-- START EXERCISE MATERIAL --
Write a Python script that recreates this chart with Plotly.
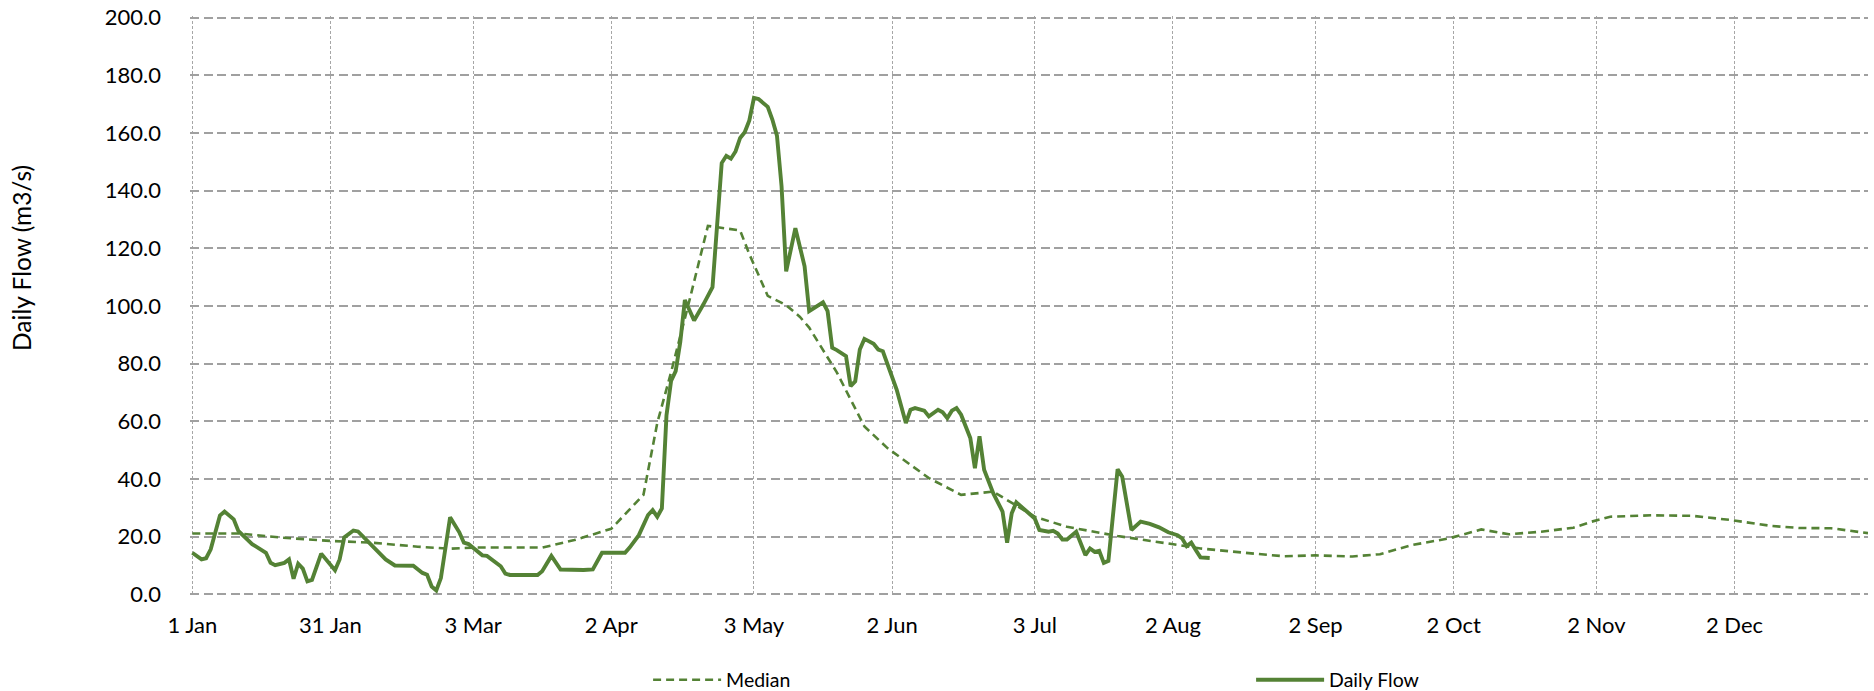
import pandas as pd
import plotly.graph_objects as go

# ---- data (day of year, 2023 non-leap calendar) ----
flow_days = [1, 3, 4, 5, 7, 8, 10, 11, 14, 17, 18, 19, 21, 22, 23, 24, 25, 26, 27, 29,
             32, 33, 34, 36, 37, 39, 41, 43, 45, 49, 51, 52, 53, 54, 55, 57, 59, 60, 61, 63,
             64, 65, 67, 68, 69, 70, 76, 77, 79, 81, 86, 88, 90, 95, 96, 98, 100, 101, 102, 103,
             104, 105, 106, 107, 108, 110, 112, 114, 116, 117, 118, 119, 120, 121, 122, 123, 124, 126, 127, 128,
             129, 130, 132, 134, 135, 138, 139, 140, 141, 143, 144, 145, 146, 147, 149, 150, 151, 154, 155, 156,
             157, 158, 160, 161, 163, 164, 165, 166, 167, 168, 170, 171, 172, 173, 175, 177, 178, 179, 180, 182,
             184, 185, 187, 188, 189, 190, 191, 193, 194, 195, 196, 197, 198, 199, 200, 202, 203, 205, 207, 209,
             211, 213, 215, 216, 217, 218, 219, 220, 222]
flow_vals = [14.4, 12.1, 12.5, 15.6, 27.3, 28.7, 26.0, 22.0, 17.4, 14.4, 10.9, 10.1, 10.9, 12.1, 5.4, 10.6, 8.9, 4.5, 5.0, 14.1,
             8.3, 12.1, 19.7, 22.1, 21.8, 18.5, 15.0, 12.1, 10.0, 9.9, 7.4, 6.8, 2.7, 1.3, 5.6, 26.7, 21.5, 17.9, 17.4, 15.0,
             13.5, 13.3, 10.7, 9.7, 7.2, 6.7, 6.7, 8.0, 13.3, 8.6, 8.4, 8.6, 14.4, 14.4, 16.2, 20.5, 27.5, 29.2, 26.9, 29.8,
             62.0, 74.0, 77.4, 87.5, 102.1, 95.0, 100.5, 106.5, 149.6, 152.1, 151.1, 153.6, 158.3, 160.3, 164.4, 172.2, 171.8, 169.1, 164.7, 159.1,
             141.5, 112.0, 127.0, 113.8, 98.2, 101.3, 98.2, 85.5, 84.7, 82.6, 72.2, 73.9, 84.9, 88.6, 86.9, 84.9, 84.3, 71.0, 65.2, 59.4,
             64.0, 64.6, 63.7, 61.7, 64.0, 63.1, 61.1, 63.7, 64.6, 62.3, 54.2, 43.7, 54.8, 43.2, 35.0, 28.7, 17.9, 28.1, 31.9, 29.2,
             26.3, 22.3, 21.7, 22.0, 21.1, 19.0, 19.0, 21.7, 17.6, 13.6, 15.9, 14.7, 15.1, 10.9, 11.6, 43.4, 40.8, 22.3, 25.2, 24.4,
             23.2, 21.5, 20.5, 19.4, 16.7, 17.9, 15.3, 12.8, 12.6]

median_days = [1, 11, 20, 31, 40, 50, 57, 62, 77, 84, 92, 99, 102, 105, 109, 113, 120, 122, 126, 130,
               133, 135, 141, 147, 152, 161, 168, 175, 181, 184, 191, 202, 213, 220, 231, 238, 245, 253, 259, 266,
               274, 281, 287, 294, 301, 305, 309, 318, 327, 335, 344, 350, 357, 365]
median_vals = [21.1, 21.1, 19.7, 18.5, 17.9, 16.5, 15.8, 16.2, 16.2, 18.8, 22.7, 34.5, 59.4, 77.0, 102.0, 127.8, 126.2, 118.0, 103.5, 100.3,
               96.2, 92.5, 77.0, 58.2, 50.7, 40.3, 34.5, 35.6, 29.8, 26.9, 23.4, 20.2, 17.6, 15.9, 14.2, 13.2, 13.5, 13.1, 13.9, 17.1,
               19.4, 22.5, 20.8, 21.7, 23.1, 25.2, 26.9, 27.4, 27.2, 25.8, 23.7, 23.0, 22.9, 21.2]

tick_dates = ["2023-01-01", "2023-01-31", "2023-03-03", "2023-04-02", "2023-05-03", "2023-06-02",
              "2023-07-03", "2023-08-02", "2023-09-02", "2023-10-02", "2023-11-02", "2023-12-02"]
tick_labels = ["1 Jan", "31 Jan", "3 Mar", "2 Apr", "3 May", "2 Jun",
               "3 Jul", "2 Aug", "2 Sep", "2 Oct", "2 Nov", "2 Dec"]

base = pd.Timestamp("2023-01-01")
flow_x = [base + pd.Timedelta(days=d - 1) for d in flow_days]
median_x = [base + pd.Timedelta(days=d - 1) for d in median_days]

GREEN = "#548235"
FONT = "Lato"

fig = go.Figure()
fig.add_trace(go.Scatter(x=median_x, y=median_vals, mode="lines", name="Median",
                         line=dict(color=GREEN, width=2.6, dash="8px,5px")))
fig.add_trace(go.Scatter(x=flow_x, y=flow_vals, mode="lines", name="Daily Flow",
                         line=dict(color=GREEN, width=3.9)))

fig.update_layout(
    width=1874, height=691,
    margin=dict(l=190, r=6, t=16, b=95, autoexpand=False),
    paper_bgcolor="white", plot_bgcolor="white",
    font=dict(family=FONT, color="#000000"),
    showlegend=True,
    legend=dict(orientation="h", x=0.273, xanchor="left", y=-0.145, yanchor="middle",
                font=dict(size=19.5, family=FONT), itemwidth=68, entrywidth=520,
                bgcolor="rgba(0,0,0,0)", traceorder="normal"),
)
fig.update_xaxes(
    type="date", range=["2022-12-31 12:00", "2023-12-31"],
    tickvals=tick_dates, ticktext=tick_labels,
    showgrid=True, gridcolor="#A6A6A6", gridwidth=1.2, griddash="3px,2px",
    zeroline=False, showline=False, ticks="", ticklabelstandoff=14,
    tickfont=dict(size=22, family=FONT),
)
fig.update_yaxes(
    range=[-0.6, 200.6], dtick=20, tick0=0, tickformat=".1f",
    showgrid=True, gridcolor="#A0A0A0", gridwidth=2.3, griddash="9px,4.5px",
    zeroline=False, showline=False, ticks="", ticklabelstandoff=28,
    tickfont=dict(size=22, family=FONT),
)
fig.add_annotation(text="Daily Flow (m3/s)", textangle=-90, xref="paper", yref="paper",
                   x=(21.5 - 190) / 1678, y=0.582, xanchor="center", yanchor="middle",
                   showarrow=False, font=dict(size=24.5, family=FONT, color="#000000"))

fig.write_html("out.html", config={"displayModeBar": False},
               post_script="document.body.style.margin='0px';document.body.style.overflow='hidden';")
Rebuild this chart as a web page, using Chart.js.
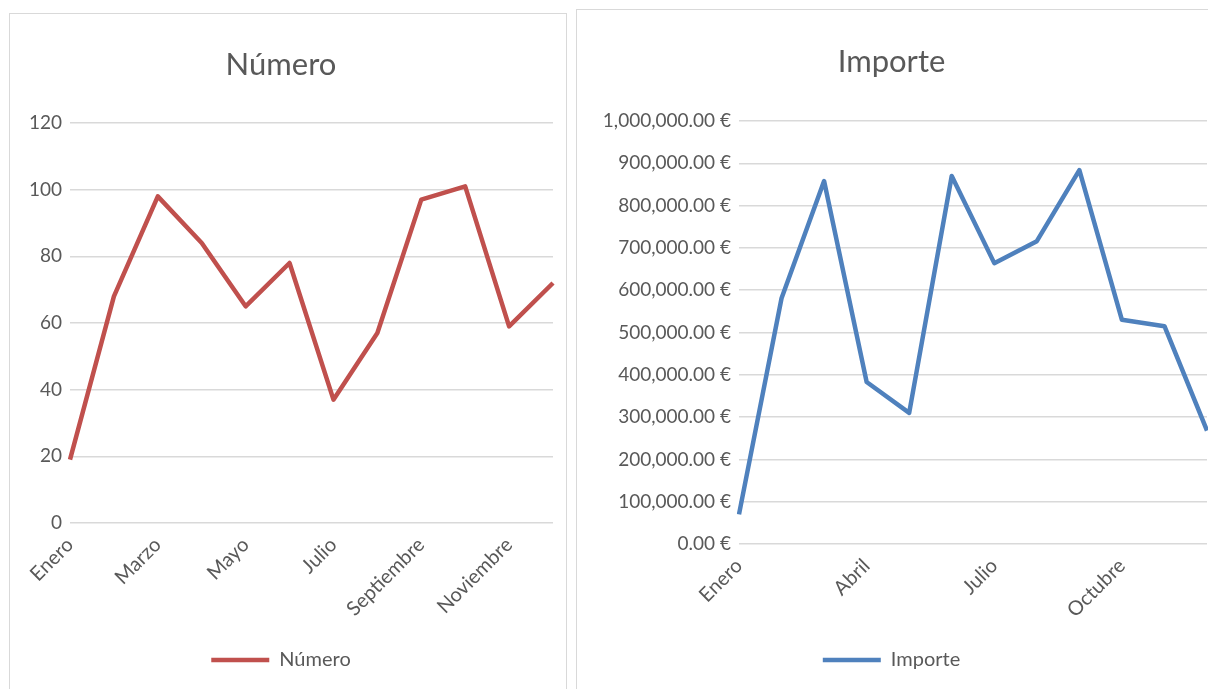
<!DOCTYPE html>
<html>
<head>
<meta charset="utf-8">
<script src="https://cdn.jsdelivr.net/npm/chart.js@4/dist/chart.umd.min.js"></script>
<style>
  html, body { margin: 0; padding: 0; background: #ffffff; width: 1208px; height: 689px; overflow: hidden; }
  .panel { position: absolute; border: 1.5px solid #d9d9d9; box-sizing: border-box; background: #fff; }
  canvas { position: absolute; }
</style>
</head>
<body>
<div class="panel" style="left:9px; top:13px; width:558px; height:700px;"></div>
<div class="panel" style="left:576px; top:9px; width:650px; height:700px;"></div>
<canvas id="c1" width="557" height="676" style="left:9px; top:13px;"></canvas>
<canvas id="c2" width="640" height="680" style="left:576px; top:9px;"></canvas>
<script>
const months = ['Enero','Febrero','Marzo','Abril','Mayo','Junio','Julio','Agosto','Septiembre','Octubre','Noviembre','Diciembre'];
const numeroValues = [19, 68, 98, 84, 65, 78, 37, 57, 97, 101, 59, 72];
const importeValues = [70000, 581000, 858000, 383000, 310000, 870000, 664000, 716000, 884000, 530000, 515000, 268000];
const numeroTicks = [0, 20, 40, 60, 80, 100, 120];
const importeTicks = [0, 100000, 200000, 300000, 400000, 500000, 600000, 700000, 800000, 900000, 1000000];

const FONT = 'Lato, Carlito, "DejaVu Sans", sans-serif';
const TEXT = '#595959';
const GRID = '#d9d9d9';

function makeChart(id, opts) {
  return new Chart(document.getElementById(id), {
    type: 'line',
    data: {
      labels: months,
      datasets: [{
        label: opts.label,
        data: opts.values,
        borderColor: opts.color,
        backgroundColor: opts.color,
        borderWidth: 4.5,
        pointRadius: 0,
        pointHoverRadius: 0,
        tension: 0,
        borderJoinStyle: 'round',
        fill: false
      }]
    },
    options: {
      responsive: false,
      animation: false,
      layout: { padding: { left: 0, right: opts.padRight, top: 0, bottom: 9 } },
      plugins: {
        title: {
          display: true,
          text: opts.label,
          color: TEXT,
          font: { family: FONT, size: 31, weight: 'normal', lineHeight: 1.2 },
          padding: { top: opts.titleTop, bottom: opts.titleBottom }
        },
        legend: {
          display: true,
          position: 'bottom',
          labels: {
            color: TEXT,
            font: { family: FONT, size: 20 },
            usePointStyle: true,
            pointStyle: 'line',
            boxWidth: 58,
            pointStyleWidth: 58,
            padding: 10
          }
        },
        tooltip: { enabled: false }
      },
      scales: {
        x: {
          grid: { display: false },
          border: { display: false },
          offset: false,
          ticks: {
            color: TEXT,
            font: { family: FONT, size: 20 },
            autoSkip: false,
            maxRotation: 45,
            minRotation: 45,
            padding: 2,
            callback: function(v, i) { return (i % opts.every === 0) ? months[i] : ''; }
          },
          afterFit: function(s) { s.height = opts.xHeight; s.paddingRight = 0; s.paddingLeft = 0; }
        },
        y: {
          min: opts.ticks[0],
          max: opts.ticks[opts.ticks.length - 1],
          afterBuildTicks: function(s) { s.ticks = opts.ticks.map(v => ({ value: v })); },
          grid: { color: GRID, lineWidth: 1.5, drawTicks: false },
          border: { display: false },
          ticks: {
            color: TEXT,
            font: { family: FONT, size: 19 },
            padding: 8,
            callback: opts.fmt
          },
          afterFit: function(s) { s.width = opts.yWidth; }
        }
      }
    }
  });
}

makeChart('c1', {
  label: 'Número', values: numeroValues, color: '#C0504D', ticks: numeroTicks,
  every: 2, padRight: 13, titleTop: 33.4, titleBottom: 39.4, xHeight: 117, yWidth: 61,
  fmt: v => String(v)
});

makeChart('c2', {
  label: 'Importe', values: importeValues, color: '#4F81BD', ticks: importeTicks,
  every: 3, padRight: 9, titleTop: 34.4, titleBottom: 40.4, xHeight: 96, yWidth: 163,
  fmt: v => v.toLocaleString('en-US', { minimumFractionDigits: 2, maximumFractionDigits: 2 }) + ' €'
});
</script>
</body>
</html>
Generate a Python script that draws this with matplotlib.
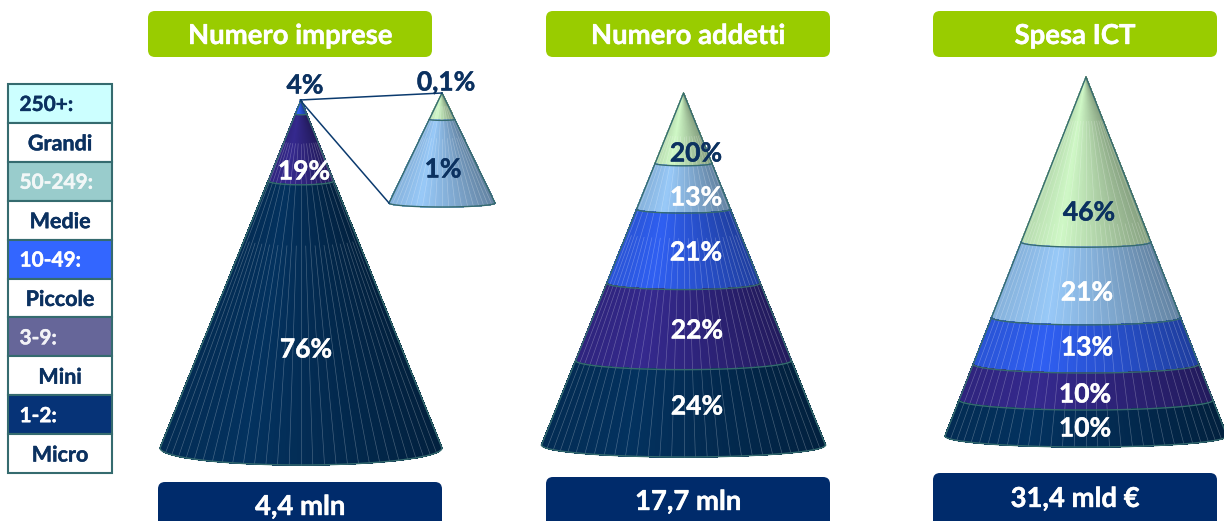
-- END EXERCISE MATERIAL --
--- WHAT IS EXPECTED ---
Go back to the lines above and output, exactly as they stand, the ones from the line containing "Rebuild this chart" to the line containing "const GRID = '#d9d9d9';". Leave all pictures behind.

--- ANSWER TO THE TASK ---
Rebuild this chart as a web page, using Chart.js.
<!DOCTYPE html>
<html>
<head>
<meta charset="utf-8">
<script src="https://cdn.jsdelivr.net/npm/chart.js@4/dist/chart.umd.min.js"></script>
<style>
  html, body { margin: 0; padding: 0; background: #ffffff; width: 1208px; height: 689px; overflow: hidden; }
  .panel { position: absolute; border: 1.5px solid #d9d9d9; box-sizing: border-box; background: #fff; }
  canvas { position: absolute; }
</style>
</head>
<body>
<div class="panel" style="left:9px; top:13px; width:558px; height:700px;"></div>
<div class="panel" style="left:576px; top:9px; width:650px; height:700px;"></div>
<canvas id="c1" width="557" height="676" style="left:9px; top:13px;"></canvas>
<canvas id="c2" width="640" height="680" style="left:576px; top:9px;"></canvas>
<script>
const months = ['Enero','Febrero','Marzo','Abril','Mayo','Junio','Julio','Agosto','Septiembre','Octubre','Noviembre','Diciembre'];
const numeroValues = [19, 68, 98, 84, 65, 78, 37, 57, 97, 101, 59, 72];
const importeValues = [70000, 581000, 858000, 383000, 310000, 870000, 664000, 716000, 884000, 530000, 515000, 268000];
const numeroTicks = [0, 20, 40, 60, 80, 100, 120];
const importeTicks = [0, 100000, 200000, 300000, 400000, 500000, 600000, 700000, 800000, 900000, 1000000];

const FONT = 'Lato, Carlito, "DejaVu Sans", sans-serif';
const TEXT = '#595959';
const GRID = '#d9d9d9';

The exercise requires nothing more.